Large parts of the book are set in a futuristic Africa that is not all that different from Africa as seen by Westerners in the 1970s. I am gradually coming to believe that there are large swaths of the world about which Western authors should *not write* — the result is usually unimaginative and boring. But then, since so much of the rest of the book fails as prediction, Future Africa isn’t alone in being implausible2 and a bit unimaginative.

I might have cut the book a bit more slack if I had any sympathy for the characters, but for the most part, the eight deadly words apply. 
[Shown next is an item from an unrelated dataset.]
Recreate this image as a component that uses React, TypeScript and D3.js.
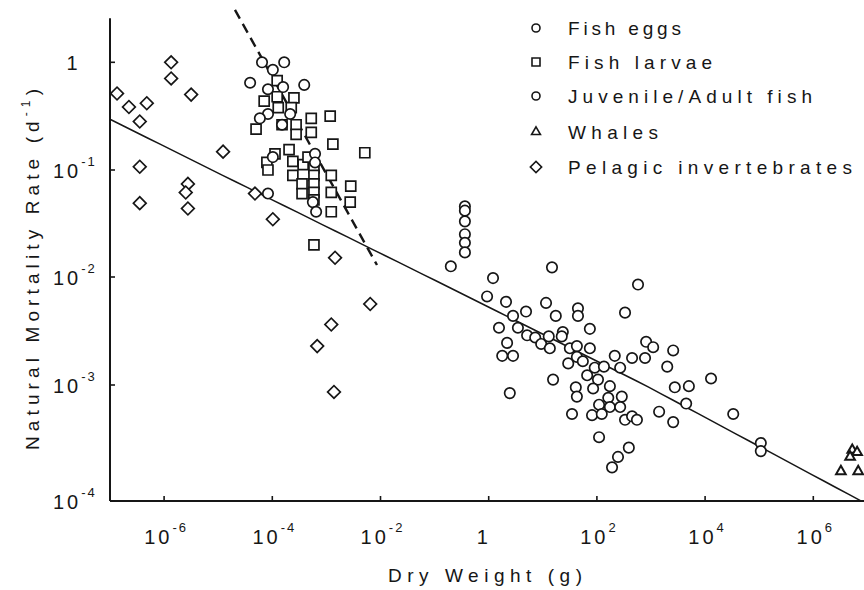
import React from 'react';
import * as d3 from 'd3';

// Data as [log10 dry weight (g), log10 natural mortality rate (d^-1)]
const fishEggs: [number, number][] = [
  [-4.19, 0.0], [-3.99, -0.07], [-3.78, 0.0], [-4.41, -0.19], [-3.41, -0.21],
  [-4.08, -0.25], [-3.8, -0.23], [-4.08, -0.48], [-4.23, -0.52], [-3.67, -0.48],
  [-3.82, -0.58], [-3.99, -0.88], [-4.08, -1.22], [-3.21, -0.85], [-3.21, -0.93],
  [-3.25, -1.3], [-3.19, -1.39],
];

const fishLarvae: [number, number][] = [
  [-3.91, -0.17], [-4.15, -0.36], [-3.91, -0.32], [-3.6, -0.33], [-3.89, -0.42],
  [-3.65, -0.42], [-4.3, -0.62], [-3.82, -0.58], [-3.56, -0.58], [-3.56, -0.67],
  [-3.28, -0.52], [-2.93, -0.5], [-3.28, -0.65], [-2.88, -0.76], [-3.69, -0.81],
  [-2.29, -0.84], [-3.95, -0.85], [-4.1, -0.93], [-4.08, -1.0], [-3.62, -0.92],
  [-3.62, -1.05], [-3.43, -0.95], [-3.45, -1.13], [-3.45, -1.22], [-3.34, -0.88],
  [-2.91, -1.05], [-2.55, -1.15], [-2.91, -1.21], [-2.56, -1.3], [-2.91, -1.39],
  [-3.23, -1.7], [-3.23, -0.98], [-3.23, -1.05], [-3.23, -1.13], [-3.23, -1.21],
  [-3.23, -1.28],
];

const juvenileAdult: [number, number][] = [
  [-0.44, -1.34], [-0.44, -1.38], [-0.44, -1.48], [-0.44, -1.6], [-0.44, -1.68],
  [-0.44, -1.77], [-0.7, -1.9], [0.08, -2.01], [-0.03, -2.18], [1.17, -1.91],
  [0.32, -2.23], [1.06, -2.24], [0.69, -2.32], [0.45, -2.36], [1.24, -2.36],
  [1.65, -2.29], [1.65, -2.36], [0.19, -2.47], [0.54, -2.47], [0.71, -2.54],
  [0.86, -2.56], [0.97, -2.62], [1.11, -2.55], [1.13, -2.66], [1.37, -2.51],
  [1.35, -2.55], [1.5, -2.66], [1.63, -2.64], [1.87, -2.48], [1.87, -2.66],
  [0.34, -2.61], [0.25, -2.73], [0.45, -2.73], [1.47, -2.8], [1.63, -2.74],
  [1.74, -2.78], [1.96, -2.84], [1.82, -2.91], [1.19, -2.95], [0.39, -3.07],
  [1.54, -3.25], [1.61, -3.02], [1.63, -3.1], [2.76, -2.07], [2.52, -2.33],
  [2.91, -2.6], [3.04, -2.65], [3.41, -2.68], [2.33, -2.73], [2.65, -2.75],
  [2.89, -2.75], [2.43, -2.84], [3.3, -2.83], [2.13, -2.83], [2.02, -2.95],
  [1.93, -3.03], [2.24, -3.01], [3.44, -3.02], [3.7, -3.01], [4.11, -2.94],
  [3.65, -3.16], [2.21, -3.11], [2.46, -3.1], [2.04, -3.17], [2.24, -3.19],
  [2.43, -3.19], [1.91, -3.26], [2.09, -3.25], [2.52, -3.3], [2.65, -3.27],
  [2.74, -3.3], [3.15, -3.23], [3.41, -3.32], [2.04, -3.45], [2.59, -3.54],
  [2.39, -3.62], [2.28, -3.71], [4.52, -3.25], [5.03, -3.5], [5.03, -3.57],
];

const whales: [number, number][] = [
  [6.72, -3.56], [6.81, -3.58], [6.68, -3.62], [6.51, -3.745], [6.83, -3.745],
];

const pelagicInvertebrates: [number, number][] = [
  [-5.87, 0.0], [-5.87, -0.15], [-6.87, -0.29], [-6.65, -0.415], [-6.32, -0.38],
  [-6.45, -0.55], [-5.5, -0.3], [-4.91, -0.83], [-6.45, -0.97], [-5.56, -1.13],
  [-5.6, -1.21], [-6.45, -1.31], [-5.56, -1.36], [-4.32, -1.22], [-3.99, -1.46],
  [-2.84, -1.82], [-2.19, -2.25], [-2.91, -2.44], [-3.17, -2.64], [-2.86, -3.06],
];

// Regression: M = 5.26e-3 * W^-0.25
const regCoef = 5.26e-3;
const regExp = -0.25;
const regWRange = [1e-7, 10 ** 6.88];

// Dashed line endpoints [W, M]
const dashedLine: [number, number][] = [
  [10 ** -4.69, 10 ** 0.486],
  [10 ** -2.065, 10 ** -1.888],
];

const xTicks = [1e-6, 1e-4, 1e-2, 1, 1e2, 1e4, 1e6];
const xTickLabels: [string, string][] = [
  ['10', '-6'], ['10', '-4'], ['10', '-2'], ['1', ''], ['10', '2'], ['10', '4'], ['10', '6'],
];
const yTicks = [1e-4, 1e-3, 1e-2, 1e-1, 1];
const yTickLabels: [string, string][] = [
  ['10', '-4'], ['10', '-3'], ['10', '-2'], ['10', '-1'], ['1', ''],
];

const legendItems = [
  { label: 'Fish eggs', shape: 'circle', len: 113 },
  { label: 'Fish larvae', shape: 'square', len: 144 },
  { label: 'Juvenile/Adult fish', shape: 'circle', len: 244 },
  { label: 'Whales', shape: 'triangle', len: 90 },
  { label: 'Pelagic invertebrates', shape: 'diamond', len: 284 },
];

const FONT = '"Liberation Sans", Arial, Helvetica, sans-serif';
const INK = '#161616';

export default function App() {
  const width = 864;
  const height = 590;
  const left = 110;
  const bottom = 501;
  const top = 19.2;
  const x = d3.scaleLog().domain([1e-7, 1e7]).range([left, left + 54.1 * 14]);
  // scanned figure: decades are slightly uneven, so use a piecewise log scale
  const y = d3
    .scaleLog()
    .domain([1e-4, 1e-3, 1e-2, 1e-1, 1, 10 ** 0.4])
    .range([bottom, 385, 277, 170, 62.3, top]);

  const circlePath = d3.symbol().type(d3.symbolCircle).size(Math.PI * 5.2 * 5.2)()!;
  const squarePath = d3.symbol().type(d3.symbolSquare).size(100)()!;
  const diamondPath = d3.symbol().type(d3.symbolSquare).size(81)()!;
  const trianglePath = d3.symbol().type(d3.symbolTriangle).size(40)()!;

  const legCircle = d3.symbol().type(d3.symbolCircle).size(Math.PI * 4 * 4)()!;
  const legSquare = d3.symbol().type(d3.symbolSquare).size(64)()!;
  const legTriangle = d3.symbol().type(d3.symbolTriangle).size(34)()!;
  const legDiamond = d3.symbol().type(d3.symbolSquare).size(64)()!;

  const regLine = d3.line<number>()
    .x((w) => x(w))
    .y((w) => y(regCoef * Math.pow(w, regExp)))
    .curve(d3.curveLinear);
  const regSamples = d3.range(0, 61).map((i) => {
    const lo = Math.log10(regWRange[0]);
    const hi = Math.log10(regWRange[1]);
    return 10 ** (lo + ((hi - lo) * i) / 60);
  });
  const dashLine = d3.line<[number, number]>()
    .x((d) => x(d[0]))
    .y((d) => y(d[1]));

  const pos = (d: [number, number]) => `translate(${x(10 ** d[0])},${y(10 ** d[1])})`;

  const markerStyle = { fill: '#fff', stroke: INK, strokeWidth: 1.7 };

  return (
    <svg
      width={width}
      height={height}
      viewBox={`0 0 ${width} ${height}`}
      style={{ position: 'absolute', left: 0, top: 0, background: '#fff' }}
    >
      <rect x={0} y={0} width={width} height={height} fill="#fff" />
      {/* axes */}
      <line x1={left} y1={top - 1} x2={left} y2={bottom} stroke={INK} strokeWidth={2} />
      <line x1={left} y1={bottom} x2={width} y2={bottom} stroke={INK} strokeWidth={2} />
      {yTicks.map((t, i) => (
        <line key={'yt' + i} x1={left} x2={left + 5} y1={y(t)} y2={y(t)} stroke={INK} strokeWidth={1.6} />
      ))}
      {xTicks.map((t, i) => (
        <line key={'xt' + i} x1={x(t)} x2={x(t)} y1={bottom} y2={bottom - 5} stroke={INK} strokeWidth={1.6} />
      ))}
      {/* tick labels */}
      {yTicks.map((t, i) => {
        const [base, sup] = yTickLabels[i];
        const yy = y(t) + 8;
        if (!sup) {
          return (
            <text key={'yl' + i} x={72} y={yy} fontSize={20} fontFamily={FONT} fill={INK} textAnchor="middle">
              {base}
            </text>
          );
        }
        return (
          <text key={'yl' + i} x={53} y={yy} fontSize={20} fontFamily={FONT} fill={INK} letterSpacing={3}>
            {base}
            <tspan fontSize={13} dy={-12} letterSpacing={2}>{sup}</tspan>
          </text>
        );
      })}
      {xTicks.map((t, i) => {
        const [base, sup] = xTickLabels[i];
        return (
          <text key={'xl' + i} x={x(t) + (sup ? 2 : -5)} y={544} fontSize={20} fontFamily={FONT} fill={INK} textAnchor="middle" letterSpacing={3}>
            {base}
            {sup ? <tspan fontSize={13} dy={-12} letterSpacing={2}>{sup}</tspan> : null}
          </text>
        );
      })}
      {/* axis titles */}
      <text
        transform="translate(39,269.5) rotate(-90)"
        textAnchor="middle"
        fontSize={19}
        fontFamily={FONT}
        fill={INK}
        textLength={361}
        lengthAdjust="spacing"
      >
        Natural Mortality Rate (d
        <tspan fontSize={12} dy={-9}>-1</tspan>
        <tspan dy={9}>)</tspan>
      </text>
      <text
        x={485}
        y={582}
        textAnchor="middle"
        fontSize={19}
        fontFamily={FONT}
        fill={INK}
        textLength={194}
        lengthAdjust="spacing"
      >
        Dry Weight (g)
      </text>
      {/* lines */}
      <path d={regLine(regSamples)!} fill="none" stroke={INK} strokeWidth={1.5} />
      <path d={dashLine(dashedLine)!} fill="none" stroke={INK} strokeWidth={2.4} strokeDasharray="10,6" />
      {/* markers */}
      {pelagicInvertebrates.map((d, i) => (
        <path key={'pi' + i} d={diamondPath} transform={pos(d) + ' rotate(45)'} {...markerStyle} />
      ))}
      {fishLarvae.map((d, i) => (
        <path key={'fl' + i} d={squarePath} transform={pos(d)} {...markerStyle} />
      ))}
      {fishEggs.map((d, i) => (
        <path key={'fe' + i} d={circlePath} transform={pos(d)} {...markerStyle} />
      ))}
      {juvenileAdult.map((d, i) => (
        <path key={'ja' + i} d={circlePath} transform={pos(d)} {...markerStyle} />
      ))}
      {whales.map((d, i) => (
        <path key={'wh' + i} d={trianglePath} transform={pos(d)} fill="#fff" stroke={INK} strokeWidth={2} />
      ))}
      {/* legend */}
      {legendItems.map((it, i) => {
        const cy = [28, 62, 96, 132, 167][i];
        const shape =
          it.shape === 'circle' ? legCircle :
          it.shape === 'square' ? legSquare :
          it.shape === 'triangle' ? legTriangle : legDiamond;
        const rot = it.shape === 'diamond' ? ' rotate(45)' : '';
        return (
          <g key={'lg' + i}>
            <path d={shape} transform={`translate(536,${cy})${rot}`} fill="#fff" stroke={INK} strokeWidth={1.6} />
            <text x={568} y={cy + 7} fontSize={19} fontFamily={FONT} fill={INK} textLength={it.len} lengthAdjust="spacing">
              {it.label}
            </text>
          </g>
        );
      })}
    </svg>
  );
}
There are some interesting worldbuilding choices; all over the world, women are the convenient source of inexpensive workers, which in turn makes them targets for displaced male workers. There is a global conference on women so that governments can appear to be doing something. The conference is about as effective as the various world conferences on climate change have been, which is to say that many fine words are spoken and printed, but women continue to be exploited and victimized. 

Although the Aleutians and the humans are very different in fundamentals, they’re alike in one stubborn trait: both species insist on slotting the other into familiar but inapplicable categories long past the point that this is a reasonable mistake. I wish that this were implausible, but, alas, I wouldn’t have to look far to find examples of people who insisted on applying their favourite filters to reality long after it became clear those filters were not reliable tools.
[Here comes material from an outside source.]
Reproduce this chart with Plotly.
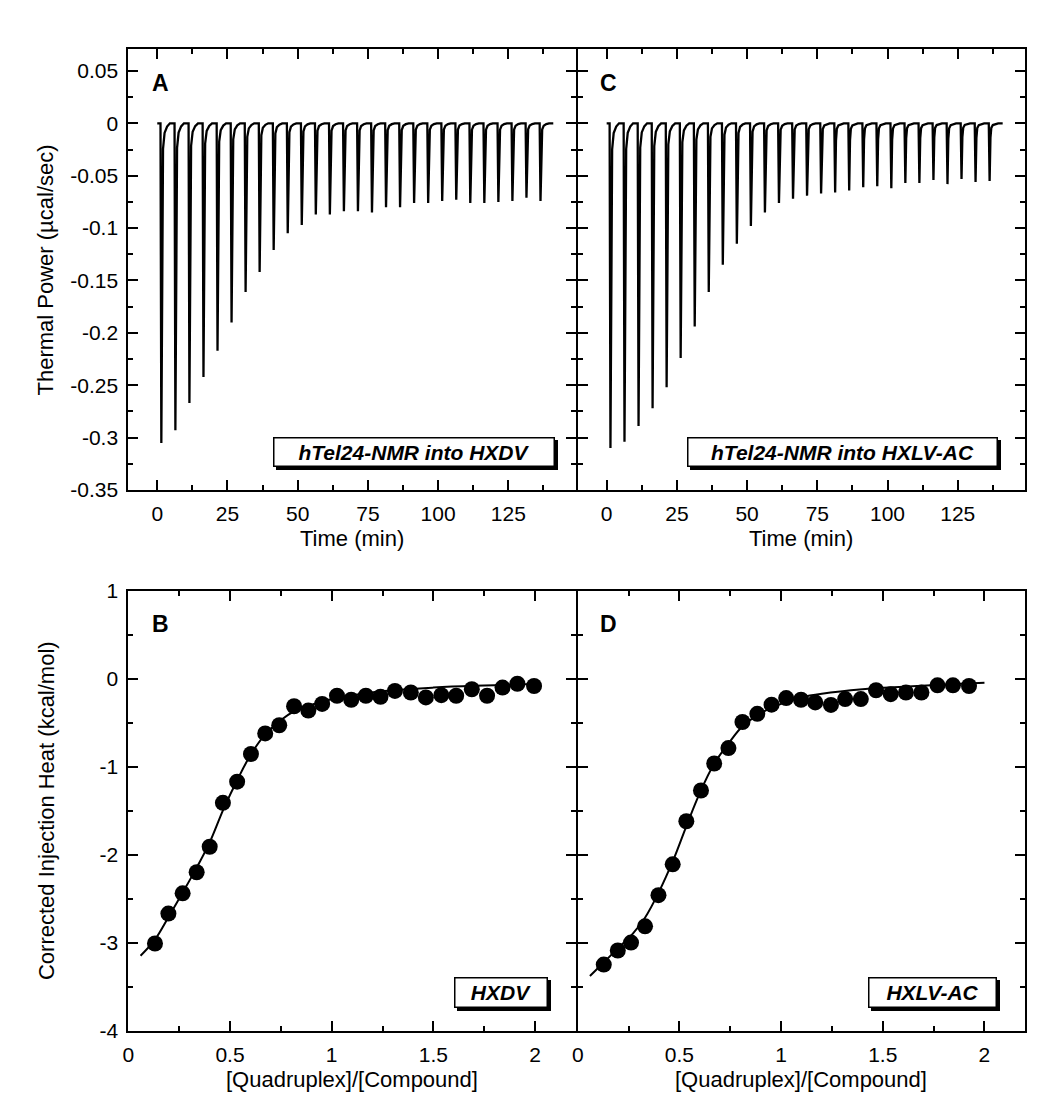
import plotly.graph_objects as go

W, H = 1041, 1106
FONT = "Liberation Sans, Arial, sans-serif"

# ---------------- Data: thermograms (panels A and C) ----------------
A_inj_time = [1.2, 6.2, 11.2, 16.2, 21.2, 26.2, 31.2, 36.2, 41.2, 46.2, 51.2, 56.2, 61.2, 66.2,
              71.2, 76.2, 81.2, 86.2, 91.2, 96.2, 101.2, 106.2, 111.2, 116.2, 121.2, 126.2, 131.2, 136.2]
A_peak = [-0.305, -0.293, -0.267, -0.242, -0.217, -0.190, -0.161, -0.142, -0.121, -0.105,
          -0.097, -0.087, -0.087, -0.084, -0.084, -0.085, -0.080, -0.080, -0.076, -0.076,
          -0.074, -0.073, -0.076, -0.076, -0.075, -0.074, -0.071, -0.074]
A_t_start, A_t_end = 0.0, 141.0

C_inj_time = [1.1, 6.1, 11.1, 16.1, 21.1, 26.1, 31.1, 36.1, 41.1, 46.1, 51.1, 56.1, 61.1, 66.1,
              71.1, 76.1, 81.1, 86.1, 91.1, 96.1, 101.1, 106.1, 111.1, 116.1, 121.1, 126.1, 131.1, 136.1]
C_peak = [-0.310, -0.304, -0.289, -0.272, -0.252, -0.224, -0.194, -0.161, -0.135, -0.115,
          -0.098, -0.085, -0.076, -0.072, -0.069, -0.067, -0.066, -0.064, -0.061, -0.060,
          -0.062, -0.057, -0.057, -0.054, -0.058, -0.053, -0.056, -0.055]
C_t_start, C_t_end = 0.0, 141.0

# ---------------- Data: integrated heats (panels B and D) ----------------
B_ratio = [0.131, 0.197, 0.267, 0.336, 0.400, 0.465, 0.535, 0.603, 0.673, 0.742, 0.815, 0.885,
           0.953, 1.026, 1.096, 1.168, 1.240, 1.311, 1.389, 1.463, 1.539, 1.612, 1.689, 1.764,
           1.840, 1.913, 1.995]
B_heat = [-3.01, -2.67, -2.44, -2.20, -1.91, -1.41, -1.17, -0.855, -0.621, -0.528, -0.312, -0.361,
          -0.286, -0.193, -0.238, -0.193, -0.204, -0.138, -0.156, -0.212, -0.186, -0.193, -0.119,
          -0.193, -0.100, -0.056, -0.082]
B_fit_x = [0.06, 0.13, 0.20, 0.27, 0.34, 0.40, 0.47, 0.54, 0.60, 0.67, 0.74, 0.80, 0.87, 0.95,
           1.05, 1.15, 1.30, 1.50, 1.70, 1.85, 2.00]
B_fit_y = [-3.15, -2.97, -2.70, -2.42, -2.13, -1.86, -1.47, -1.13, -0.87, -0.64, -0.49, -0.39,
           -0.32, -0.26, -0.21, -0.17, -0.13, -0.10, -0.08, -0.07, -0.06]

D_ratio = [0.128, 0.197, 0.262, 0.331, 0.397, 0.467, 0.534, 0.606, 0.671, 0.741, 0.810, 0.883,
           0.953, 1.025, 1.098, 1.168, 1.245, 1.315, 1.392, 1.467, 1.539, 1.614, 1.690, 1.769,
           1.845, 1.924]
D_heat = [-3.25, -3.09, -3.00, -2.815, -2.46, -2.11, -1.62, -1.27, -0.963, -0.788, -0.491, -0.398,
          -0.294, -0.219, -0.238, -0.268, -0.297, -0.230, -0.230, -0.130, -0.175, -0.156, -0.156,
          -0.074, -0.074, -0.082]
D_fit_x = [0.06, 0.13, 0.20, 0.27, 0.33, 0.40, 0.47, 0.54, 0.60, 0.67, 0.74, 0.81, 0.88, 0.95,
           1.03, 1.10, 1.20, 1.40, 1.60, 1.80, 2.00]
D_fit_y = [-3.38, -3.22, -3.06, -2.90, -2.72, -2.42, -2.06, -1.64, -1.30, -0.97, -0.74, -0.54,
           -0.42, -0.33, -0.26, -0.21, -0.17, -0.12, -0.09, -0.065, -0.045]

# ---------------- Tick labels ----------------
top_x_ticks = [0, 25, 50, 75, 100, 125]
top_x_text = ["0", "25", "50", "75", "100", "125"]
top_y_ticks = [0.05, 0, -0.05, -0.1, -0.15, -0.2, -0.25, -0.3, -0.35]
top_y_text = ["0.05", "0", "-0.05", "-0.1", "-0.15", "-0.2", "-0.25", "-0.3", "-0.35"]
bot_x_ticks = [0, 0.5, 1, 1.5, 2]
bot_x_text = ["0", "0.5", "1", "1.5", "2"]
bot_y_ticks = [1, 0, -1, -2, -3, -4]
bot_y_text = ["1", "0", "-1", "-2", "-3", "-4"]

# spike shape used to draw each injection peak (time offset, fraction of peak depth)
SPIKE_DT = [-0.05, 0.25, 0.55, 0.85, 1.4, 2.3, 3.3]
SPIKE_FR = [0.0, 1.0, 0.25, 0.08, 0.03, 0.01, 0.0]


def thermogram(times, depths, t_start, t_end):
    xs, ys = [t_start], [0.0]
    for t0, d in zip(times, depths):
        for dt, fr in zip(SPIKE_DT, SPIKE_FR):
            xs.append(t0 + dt)
            ys.append(d * fr)
    xs.append(t_end)
    ys.append(0.0)
    return xs, ys


fig = go.Figure()

ax, ay = thermogram(A_inj_time, A_peak, A_t_start, A_t_end)
fig.add_trace(go.Scatter(x=ax, y=ay, mode="lines", line=dict(color="black", width=2.3),
                         xaxis="x", yaxis="y", showlegend=False))
cx, cy = thermogram(C_inj_time, C_peak, C_t_start, C_t_end)
fig.add_trace(go.Scatter(x=cx, y=cy, mode="lines", line=dict(color="black", width=2.3),
                         xaxis="x2", yaxis="y2", showlegend=False))

fig.add_trace(go.Scatter(x=B_fit_x, y=B_fit_y, mode="lines", line=dict(color="black", width=2, shape="spline"),
                         xaxis="x3", yaxis="y3", showlegend=False))
fig.add_trace(go.Scatter(x=B_ratio, y=B_heat, mode="markers", marker=dict(color="black", size=16),
                         xaxis="x3", yaxis="y3", showlegend=False))
fig.add_trace(go.Scatter(x=D_fit_x, y=D_fit_y, mode="lines", line=dict(color="black", width=2, shape="spline"),
                         xaxis="x4", yaxis="y4", showlegend=False))
fig.add_trace(go.Scatter(x=D_ratio, y=D_heat, mode="markers", marker=dict(color="black", size=16),
                         xaxis="x4", yaxis="y4", showlegend=False))


def px_x(p):
    return p / W


def px_y(p):
    return 1 - p / H


def axis_style(rng, domain, tickvals, ticktext, minor_dtick, show_labels=True, anchor=None):
    d = dict(
        range=rng, domain=domain, showline=True, linecolor="black", linewidth=2,
        mirror="ticks", ticks="inside", ticklen=10, tickwidth=2, tickcolor="black",
        showgrid=False, zeroline=False, tickmode="array", tickvals=tickvals, ticktext=ticktext,
        showticklabels=show_labels, tickfont=dict(family=FONT, size=21, color="black"),
        ticklabelstandoff=4,
        minor=dict(ticks="inside", ticklen=5, tickwidth=2, tickcolor="black",
                   dtick=minor_dtick, tick0=0, showgrid=False),
    )
    if anchor:
        d["anchor"] = anchor
    return d


dA = [px_x(115), px_x(565)]
dC = [px_x(567), px_x(1017)]
d_top = [px_y(480), px_y(30)]
d_bot = [px_y(1032), px_y(583)]

fig.update_layout(
    width=W, height=H, margin=dict(l=0, r=0, t=0, b=0),
    paper_bgcolor="white", plot_bgcolor="white",
    font=dict(family=FONT, color="black"),
    xaxis=axis_style([-10.3, 149], dA, top_x_ticks, top_x_text, 12.5, anchor="y"),
    yaxis=axis_style([-0.35, 0.0706], d_top, top_y_ticks, top_y_text, 0.025, anchor="x"),
    xaxis2=axis_style([-10.3, 149], dC, top_x_ticks, top_x_text, 12.5, anchor="y2"),
    yaxis2=axis_style([-0.35, 0.0706], d_top, top_y_ticks, top_y_text, 0.025, show_labels=False, anchor="x2"),
    xaxis3=axis_style([0, 2.2], dA, bot_x_ticks, bot_x_text, 0.25, anchor="y3"),
    yaxis3=axis_style([-4, 1], d_bot, bot_y_ticks, bot_y_text, 0.5, anchor="x3"),
    xaxis4=axis_style([0, 2.2], dC, bot_x_ticks, bot_x_text, 0.25, anchor="y4"),
    yaxis4=axis_style([-4, 1], d_bot, bot_y_ticks, bot_y_text, 0.5, show_labels=False, anchor="x4"),
)

ann = []


def text_ann(txt, xpx, ypx, size=22, bold=False, angle=0):
    t = f"<b>{txt}</b>" if bold else txt
    ann.append(dict(text=t, x=px_x(xpx), y=px_y(ypx), xref="paper", yref="paper",
                    xanchor="center", yanchor="middle", showarrow=False, textangle=angle,
                    font=dict(family=FONT, size=size, color="black")))


# panel letters
text_ann("A", 147, 64, 23, True)
text_ann("C", 598, 64, 23, True)
text_ann("B", 147, 617, 23, True)
text_ann("D", 598, 617, 23, True)

# axis titles
text_ann("Time (min)", 340, 530)
text_ann("Time (min)", 792, 530)
text_ann("[Quadruplex]/[Compound]", 340, 1082)
text_ann("[Quadruplex]/[Compound]", 792, 1082)
text_ann("Thermal Power (µcal/sec)", 32, 255, angle=-90)
text_ann("Corrected Injection Heat (kcal/mol)", 32, 807, angle=-90)


def label_box(txt, left, right, top, bottom, size=21):
    w = right - left
    h = bottom - top
    pad, bw = 2, 1.5
    geo = dict(x=px_x(right), y=px_y(bottom), xref="paper", yref="paper",
               xanchor="right", yanchor="bottom", showarrow=False, align="center", valign="middle",
               width=w - 2 * pad - 2 * bw, height=h - 2 * pad - 2 * bw, borderpad=pad, borderwidth=bw,
               font=dict(family=FONT, size=size, color="black"))
    # drop shadow: same-sized empty box, shifted right/down
    shadow = dict(geo, text="&nbsp;", bgcolor="black", bordercolor="black", xshift=3, yshift=-3)
    main = dict(geo, text=f"<b><i>{txt}</i></b>", bgcolor="white", bordercolor="black")
    ann.append(shadow)
    ann.append(main)


label_box("hTel24-NMR into HXDV", 262, 544, 427, 457)
label_box("hTel24-NMR into HXLV-AC", 679, 990, 427, 457)
label_box("HXDV", 443, 537, 978, 1009)
label_box("HXLV-AC", 860, 989, 978, 1009)

fig.update_layout(annotations=ann)

fig.write_html("out.html")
This book was definitely not to my taste but I may be in the minority here: not only was it deemed worthy of a Tiptree, but it was shortlisted for the Clarke and John Clute reckons it a classic. Readers interested in The White Queen and other Jones works can find them at Aqueduct Press.

1: Shades of the old Poul Anderson story in which the portentousness of the announcement of the first contact with an alien civilization is undermined by the fact the alien name for their homeworld happens to be Akron.

2: A lot of the future history is driven by Japan’s subsidence into the ocean, which may be a hat tip to Komatsu’s classic disaster novel, Japan Sinks, in which, not to give too much away, Japan sinks.